NEW JERSEY: HOMA AND SEKEY BOOKS, 2005

222 PAGES, ISBN 1931907250, HARDBACK

REVIEWED BY MARY CINGCADE

 

Youth under the age of twenty-five make up roughly 39 percent of China’s population, yet sources on Chinese children are few and far between. Books like James Watson’s Golden Arches East, Jun Jing’s Feeding China’s Little Emperors, and Vanessa Fong’s Only Hope: Coming of Age Under China’s One Child Policy, combined with articles on education, popular culture, and consumerism, have provided a valuable window on the lives of young Chinese. Michael Stanat’s book, China’s Generation Y: Understanding the Future Leaders of the World’s Next Superpower, about the 220 million Chinese born in the 80s, aims to add a new perspective to the mix: that of an American Gen-Y teenager writing for a general audience. While some readers might find the young author’s perspective intriguing, ultimately Mr. Stanat’s book is not one I can recommend for use in the classroom.
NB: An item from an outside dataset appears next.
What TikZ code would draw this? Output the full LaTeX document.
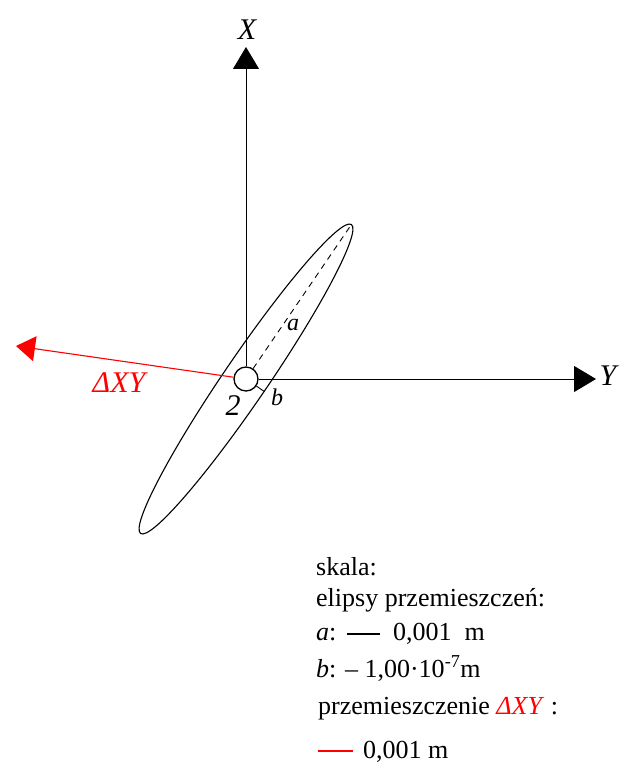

At the time of publication, Michael Stanat was a seventeen-year old high school student at the United Nations International School in New York. He received funding to conduct interviews in Shanghai in February 2004 from SIS International Research, a global marketing company whose founder and president is Ruth Stanat, the author’s mother. The author conducted four focus groups of eight Shanghai youth each, and did an additional fifteen individual interviews. In his book, Stanat draws on the interviews and summarizes findings of news sources to address the daily life, aspirations, and consumption habits of urban members of China’s Generation Y. Stanat aptly points out the generation gap between urban Gen Yers and their parents, and notes the growing materialism of urban youth. However, the book fails to offer new insights into Generation Y and presents several problems. Among them are difficulties with research methodology, application of data, and citation of sources. I found myself wishing that Mr. Stanat had written instead a personal essay about his experience and profiled the teens he met; the profiles would have provided welcome anecdotal evidence of trends observed in Generation Y.

Certainly, Stanat’s initiative in producing this ambitious project earns him an A for effort. We can expect another book from him, according to an interview with New York’s Journal News; the next will be on Generation Y in India.